Data listing:
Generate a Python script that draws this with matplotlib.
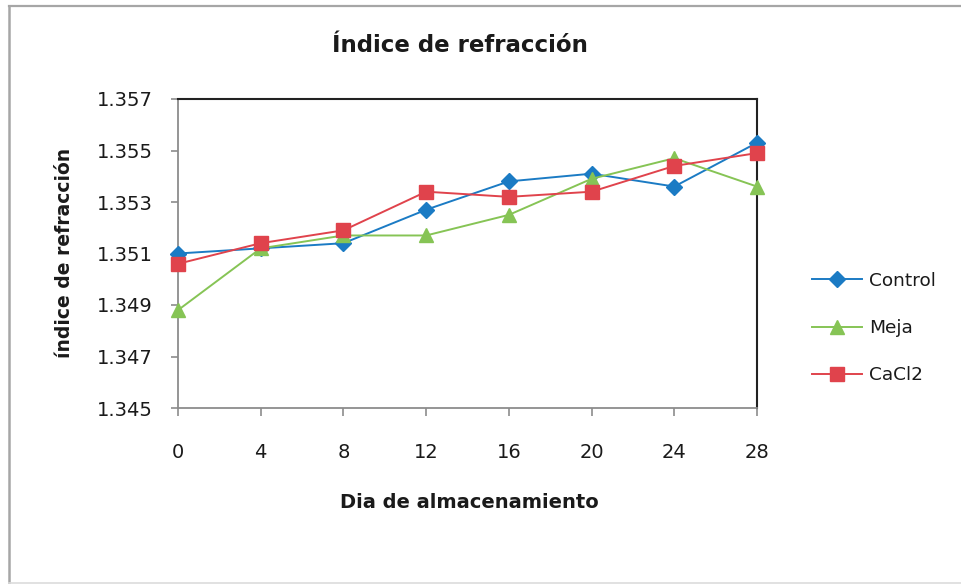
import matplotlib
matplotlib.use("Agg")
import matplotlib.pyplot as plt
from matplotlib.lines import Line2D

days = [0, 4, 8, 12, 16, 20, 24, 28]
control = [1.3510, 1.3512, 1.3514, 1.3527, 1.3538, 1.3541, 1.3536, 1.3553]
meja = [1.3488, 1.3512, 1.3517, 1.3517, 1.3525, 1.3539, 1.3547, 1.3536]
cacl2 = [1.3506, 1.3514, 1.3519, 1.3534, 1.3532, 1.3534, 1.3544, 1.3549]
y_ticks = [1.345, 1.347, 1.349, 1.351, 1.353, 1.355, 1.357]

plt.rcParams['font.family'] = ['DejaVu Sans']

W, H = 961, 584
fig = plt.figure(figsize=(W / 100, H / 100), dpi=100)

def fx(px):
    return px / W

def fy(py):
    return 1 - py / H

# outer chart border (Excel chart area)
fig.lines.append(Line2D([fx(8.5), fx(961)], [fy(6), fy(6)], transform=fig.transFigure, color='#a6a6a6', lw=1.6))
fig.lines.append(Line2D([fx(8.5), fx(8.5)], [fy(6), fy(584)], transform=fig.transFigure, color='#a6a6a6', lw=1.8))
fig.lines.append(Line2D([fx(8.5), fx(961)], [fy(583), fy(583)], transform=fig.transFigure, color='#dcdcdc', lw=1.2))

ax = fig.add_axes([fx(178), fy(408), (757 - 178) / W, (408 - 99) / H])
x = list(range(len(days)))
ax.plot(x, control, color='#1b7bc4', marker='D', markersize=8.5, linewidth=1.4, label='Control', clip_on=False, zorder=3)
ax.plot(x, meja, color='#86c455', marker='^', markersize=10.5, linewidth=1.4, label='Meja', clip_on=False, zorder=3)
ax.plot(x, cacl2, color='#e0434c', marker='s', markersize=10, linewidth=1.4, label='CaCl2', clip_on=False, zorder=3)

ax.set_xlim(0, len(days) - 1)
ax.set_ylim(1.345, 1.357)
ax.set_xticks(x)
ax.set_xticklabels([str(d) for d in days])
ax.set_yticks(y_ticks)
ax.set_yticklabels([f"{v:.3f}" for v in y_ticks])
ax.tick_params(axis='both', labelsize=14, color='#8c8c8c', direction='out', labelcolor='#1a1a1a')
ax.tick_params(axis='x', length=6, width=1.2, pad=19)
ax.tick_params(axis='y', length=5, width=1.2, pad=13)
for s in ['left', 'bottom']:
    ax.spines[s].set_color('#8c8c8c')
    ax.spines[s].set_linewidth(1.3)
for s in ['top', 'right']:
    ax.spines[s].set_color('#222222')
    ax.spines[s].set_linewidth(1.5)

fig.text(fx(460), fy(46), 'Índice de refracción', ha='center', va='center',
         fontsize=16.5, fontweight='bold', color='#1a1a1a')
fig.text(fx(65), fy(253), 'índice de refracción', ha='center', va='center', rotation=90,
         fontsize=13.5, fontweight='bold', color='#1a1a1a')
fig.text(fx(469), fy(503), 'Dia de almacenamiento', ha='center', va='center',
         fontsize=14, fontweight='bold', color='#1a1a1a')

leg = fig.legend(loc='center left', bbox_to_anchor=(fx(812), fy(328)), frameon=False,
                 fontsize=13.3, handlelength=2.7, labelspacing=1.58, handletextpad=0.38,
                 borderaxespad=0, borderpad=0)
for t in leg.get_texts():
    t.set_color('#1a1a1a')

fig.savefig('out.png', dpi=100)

---

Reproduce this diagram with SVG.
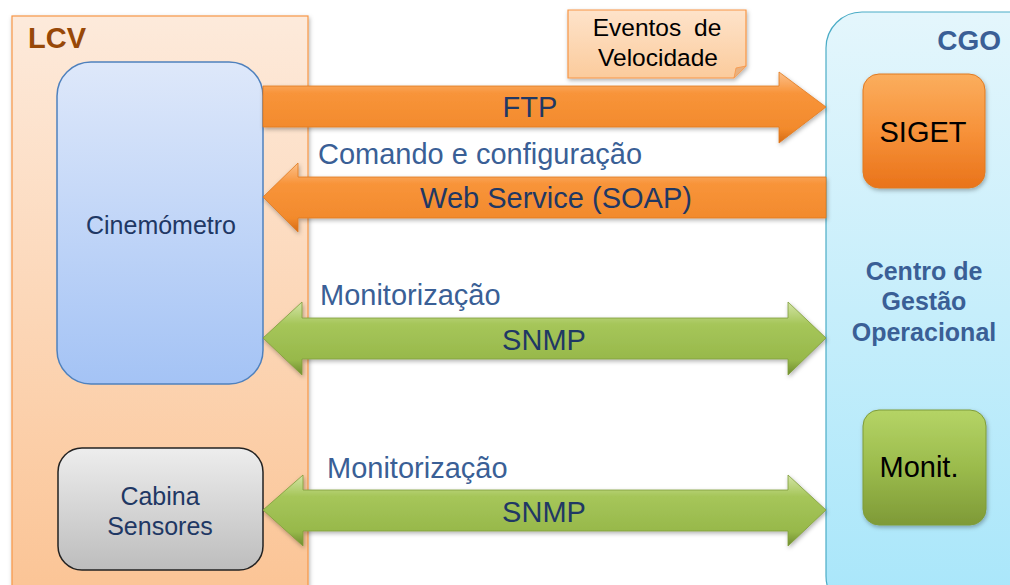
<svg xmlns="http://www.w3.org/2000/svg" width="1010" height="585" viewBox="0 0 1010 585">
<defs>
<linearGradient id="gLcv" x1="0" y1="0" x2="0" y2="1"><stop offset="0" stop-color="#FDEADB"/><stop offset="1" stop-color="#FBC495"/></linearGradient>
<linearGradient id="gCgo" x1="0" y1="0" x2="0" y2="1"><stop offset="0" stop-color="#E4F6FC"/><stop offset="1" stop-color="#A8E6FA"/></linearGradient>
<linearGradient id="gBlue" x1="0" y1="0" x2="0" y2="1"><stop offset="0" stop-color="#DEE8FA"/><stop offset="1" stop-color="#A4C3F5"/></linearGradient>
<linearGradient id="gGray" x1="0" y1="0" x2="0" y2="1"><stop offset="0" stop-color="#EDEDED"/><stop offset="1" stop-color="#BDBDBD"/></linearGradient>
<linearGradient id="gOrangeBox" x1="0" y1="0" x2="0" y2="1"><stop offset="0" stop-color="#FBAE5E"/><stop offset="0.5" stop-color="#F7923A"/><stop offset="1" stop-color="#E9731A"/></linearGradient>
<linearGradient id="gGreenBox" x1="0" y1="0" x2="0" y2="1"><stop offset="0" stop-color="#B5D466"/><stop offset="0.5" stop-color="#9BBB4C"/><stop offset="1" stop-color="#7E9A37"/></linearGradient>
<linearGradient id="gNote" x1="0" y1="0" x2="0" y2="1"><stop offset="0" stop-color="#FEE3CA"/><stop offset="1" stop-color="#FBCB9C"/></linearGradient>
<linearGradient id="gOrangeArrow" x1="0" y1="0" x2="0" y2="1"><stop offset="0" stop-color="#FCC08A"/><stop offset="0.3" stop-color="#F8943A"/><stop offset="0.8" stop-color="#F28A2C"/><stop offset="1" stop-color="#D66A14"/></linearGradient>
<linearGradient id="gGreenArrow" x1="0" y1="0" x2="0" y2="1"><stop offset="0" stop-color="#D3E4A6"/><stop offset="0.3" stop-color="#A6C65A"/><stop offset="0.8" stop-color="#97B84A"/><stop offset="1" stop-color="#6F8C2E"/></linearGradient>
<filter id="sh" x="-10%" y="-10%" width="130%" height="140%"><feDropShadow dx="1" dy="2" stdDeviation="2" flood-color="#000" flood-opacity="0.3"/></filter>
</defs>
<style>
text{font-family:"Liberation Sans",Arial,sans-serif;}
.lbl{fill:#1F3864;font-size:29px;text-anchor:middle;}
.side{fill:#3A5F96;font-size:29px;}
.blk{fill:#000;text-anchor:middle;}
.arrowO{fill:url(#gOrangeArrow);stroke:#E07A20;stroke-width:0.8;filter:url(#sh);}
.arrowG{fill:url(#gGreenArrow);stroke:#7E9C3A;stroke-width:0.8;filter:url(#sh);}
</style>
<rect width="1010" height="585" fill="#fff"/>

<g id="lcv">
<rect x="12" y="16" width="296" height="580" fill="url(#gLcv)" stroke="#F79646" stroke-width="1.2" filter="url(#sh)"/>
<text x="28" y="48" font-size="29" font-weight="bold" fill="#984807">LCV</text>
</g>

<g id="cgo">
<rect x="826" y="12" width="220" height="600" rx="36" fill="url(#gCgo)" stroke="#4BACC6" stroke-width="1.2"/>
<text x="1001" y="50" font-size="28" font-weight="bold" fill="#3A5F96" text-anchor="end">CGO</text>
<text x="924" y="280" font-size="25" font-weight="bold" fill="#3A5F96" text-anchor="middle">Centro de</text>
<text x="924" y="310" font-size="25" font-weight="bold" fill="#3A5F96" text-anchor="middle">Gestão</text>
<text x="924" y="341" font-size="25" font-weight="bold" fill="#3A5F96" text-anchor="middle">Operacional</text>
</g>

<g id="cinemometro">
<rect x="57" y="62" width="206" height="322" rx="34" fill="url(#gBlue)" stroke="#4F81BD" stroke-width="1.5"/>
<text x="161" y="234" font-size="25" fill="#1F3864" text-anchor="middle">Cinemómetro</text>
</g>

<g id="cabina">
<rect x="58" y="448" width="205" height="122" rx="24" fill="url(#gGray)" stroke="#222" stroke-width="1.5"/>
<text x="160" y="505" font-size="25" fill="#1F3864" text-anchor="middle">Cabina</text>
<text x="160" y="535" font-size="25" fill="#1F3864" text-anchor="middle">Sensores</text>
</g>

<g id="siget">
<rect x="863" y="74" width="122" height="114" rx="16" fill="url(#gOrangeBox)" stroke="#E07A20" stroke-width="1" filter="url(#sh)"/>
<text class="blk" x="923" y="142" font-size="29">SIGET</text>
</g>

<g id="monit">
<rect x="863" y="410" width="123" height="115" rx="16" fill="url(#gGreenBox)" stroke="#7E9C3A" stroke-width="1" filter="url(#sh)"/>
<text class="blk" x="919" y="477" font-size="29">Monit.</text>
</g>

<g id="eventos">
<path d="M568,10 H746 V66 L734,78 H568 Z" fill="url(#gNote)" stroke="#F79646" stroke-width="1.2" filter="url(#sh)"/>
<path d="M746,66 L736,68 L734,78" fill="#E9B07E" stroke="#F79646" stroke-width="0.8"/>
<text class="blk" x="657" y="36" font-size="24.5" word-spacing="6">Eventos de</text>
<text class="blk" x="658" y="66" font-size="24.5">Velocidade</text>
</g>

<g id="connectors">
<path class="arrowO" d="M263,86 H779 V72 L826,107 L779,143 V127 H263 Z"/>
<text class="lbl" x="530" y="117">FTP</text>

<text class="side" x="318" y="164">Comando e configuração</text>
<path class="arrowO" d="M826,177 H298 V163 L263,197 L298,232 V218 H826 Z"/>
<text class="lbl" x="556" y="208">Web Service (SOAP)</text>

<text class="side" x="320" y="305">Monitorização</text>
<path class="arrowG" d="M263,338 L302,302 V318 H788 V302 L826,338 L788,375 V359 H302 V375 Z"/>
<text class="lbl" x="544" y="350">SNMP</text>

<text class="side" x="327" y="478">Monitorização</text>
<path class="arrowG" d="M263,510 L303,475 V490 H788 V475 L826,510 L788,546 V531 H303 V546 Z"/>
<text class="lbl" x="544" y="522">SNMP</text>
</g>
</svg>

---

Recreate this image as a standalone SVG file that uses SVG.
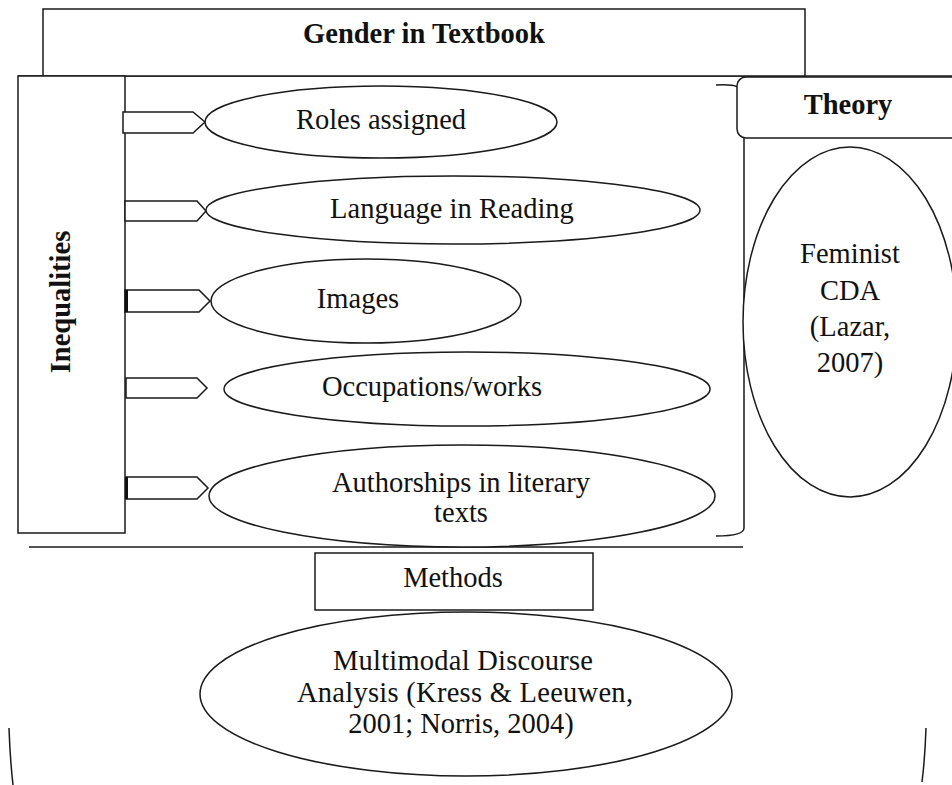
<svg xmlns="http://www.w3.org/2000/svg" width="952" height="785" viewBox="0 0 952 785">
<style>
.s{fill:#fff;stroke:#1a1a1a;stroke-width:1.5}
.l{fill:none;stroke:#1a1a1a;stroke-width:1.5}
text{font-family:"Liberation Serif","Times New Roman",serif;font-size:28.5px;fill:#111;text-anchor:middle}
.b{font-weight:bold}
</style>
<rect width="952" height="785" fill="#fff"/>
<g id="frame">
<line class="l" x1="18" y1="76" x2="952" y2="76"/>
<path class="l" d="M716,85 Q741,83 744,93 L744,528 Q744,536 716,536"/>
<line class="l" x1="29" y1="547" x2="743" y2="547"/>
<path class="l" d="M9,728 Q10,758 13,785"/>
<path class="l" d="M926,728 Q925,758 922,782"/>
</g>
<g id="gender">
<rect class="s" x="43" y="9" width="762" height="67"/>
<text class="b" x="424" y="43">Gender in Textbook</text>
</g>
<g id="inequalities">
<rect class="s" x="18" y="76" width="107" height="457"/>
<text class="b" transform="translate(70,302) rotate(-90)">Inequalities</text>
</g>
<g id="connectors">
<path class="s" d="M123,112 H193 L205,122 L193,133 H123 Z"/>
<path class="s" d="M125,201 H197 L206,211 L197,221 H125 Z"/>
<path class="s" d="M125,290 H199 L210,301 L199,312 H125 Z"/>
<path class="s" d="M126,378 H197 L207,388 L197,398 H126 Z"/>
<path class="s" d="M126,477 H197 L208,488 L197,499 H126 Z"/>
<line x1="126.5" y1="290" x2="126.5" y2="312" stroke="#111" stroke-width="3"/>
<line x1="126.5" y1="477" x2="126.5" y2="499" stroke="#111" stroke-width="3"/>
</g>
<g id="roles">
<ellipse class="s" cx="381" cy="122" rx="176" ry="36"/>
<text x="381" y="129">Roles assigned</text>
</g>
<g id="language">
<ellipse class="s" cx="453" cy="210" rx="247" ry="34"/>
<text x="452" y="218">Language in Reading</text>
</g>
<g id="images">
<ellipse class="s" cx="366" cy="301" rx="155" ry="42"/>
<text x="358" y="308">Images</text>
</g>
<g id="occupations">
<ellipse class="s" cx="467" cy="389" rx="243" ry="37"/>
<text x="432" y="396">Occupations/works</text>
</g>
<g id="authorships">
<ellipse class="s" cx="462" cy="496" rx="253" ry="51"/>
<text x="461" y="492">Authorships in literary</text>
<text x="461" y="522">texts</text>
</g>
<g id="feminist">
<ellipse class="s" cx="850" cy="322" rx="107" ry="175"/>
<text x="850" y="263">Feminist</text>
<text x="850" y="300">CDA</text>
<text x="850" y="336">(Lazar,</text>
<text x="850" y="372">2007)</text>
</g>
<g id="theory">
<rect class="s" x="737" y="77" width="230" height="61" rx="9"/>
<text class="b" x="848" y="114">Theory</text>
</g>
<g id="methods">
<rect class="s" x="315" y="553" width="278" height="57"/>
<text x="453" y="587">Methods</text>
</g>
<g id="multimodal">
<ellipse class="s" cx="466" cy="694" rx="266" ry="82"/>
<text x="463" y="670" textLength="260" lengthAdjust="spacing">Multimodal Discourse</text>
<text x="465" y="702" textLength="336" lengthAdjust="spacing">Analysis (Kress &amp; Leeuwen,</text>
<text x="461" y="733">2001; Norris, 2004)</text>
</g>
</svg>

What the task asks:
Pictures excluded, give again exactly and only the lines of the material above from the line with "Generate a Python" through the line with "ax.spines[s].set_linewidth(1.5)".

Final answer:
Generate a Python script that draws this with matplotlib.
import matplotlib
matplotlib.use("Agg")
import matplotlib.pyplot as plt
from matplotlib.lines import Line2D

days = [0, 4, 8, 12, 16, 20, 24, 28]
control = [1.3510, 1.3512, 1.3514, 1.3527, 1.3538, 1.3541, 1.3536, 1.3553]
meja = [1.3488, 1.3512, 1.3517, 1.3517, 1.3525, 1.3539, 1.3547, 1.3536]
cacl2 = [1.3506, 1.3514, 1.3519, 1.3534, 1.3532, 1.3534, 1.3544, 1.3549]
y_ticks = [1.345, 1.347, 1.349, 1.351, 1.353, 1.355, 1.357]

plt.rcParams['font.family'] = ['DejaVu Sans']

W, H = 961, 584
fig = plt.figure(figsize=(W / 100, H / 100), dpi=100)

def fx(px):
    return px / W

def fy(py):
    return 1 - py / H

# outer chart border (Excel chart area)
fig.lines.append(Line2D([fx(8.5), fx(961)], [fy(6), fy(6)], transform=fig.transFigure, color='#a6a6a6', lw=1.6))
fig.lines.append(Line2D([fx(8.5), fx(8.5)], [fy(6), fy(584)], transform=fig.transFigure, color='#a6a6a6', lw=1.8))
fig.lines.append(Line2D([fx(8.5), fx(961)], [fy(583), fy(583)], transform=fig.transFigure, color='#dcdcdc', lw=1.2))

ax = fig.add_axes([fx(178), fy(408), (757 - 178) / W, (408 - 99) / H])
x = list(range(len(days)))
ax.plot(x, control, color='#1b7bc4', marker='D', markersize=8.5, linewidth=1.4, label='Control', clip_on=False, zorder=3)
ax.plot(x, meja, color='#86c455', marker='^', markersize=10.5, linewidth=1.4, label='Meja', clip_on=False, zorder=3)
ax.plot(x, cacl2, color='#e0434c', marker='s', markersize=10, linewidth=1.4, label='CaCl2', clip_on=False, zorder=3)

ax.set_xlim(0, len(days) - 1)
ax.set_ylim(1.345, 1.357)
ax.set_xticks(x)
ax.set_xticklabels([str(d) for d in days])
ax.set_yticks(y_ticks)
ax.set_yticklabels([f"{v:.3f}" for v in y_ticks])
ax.tick_params(axis='both', labelsize=14, color='#8c8c8c', direction='out', labelcolor='#1a1a1a')
ax.tick_params(axis='x', length=6, width=1.2, pad=19)
ax.tick_params(axis='y', length=5, width=1.2, pad=13)
for s in ['left', 'bottom']:
    ax.spines[s].set_color('#8c8c8c')
    ax.spines[s].set_linewidth(1.3)
for s in ['top', 'right']:
    ax.spines[s].set_color('#222222')
    ax.spines[s].set_linewidth(1.5)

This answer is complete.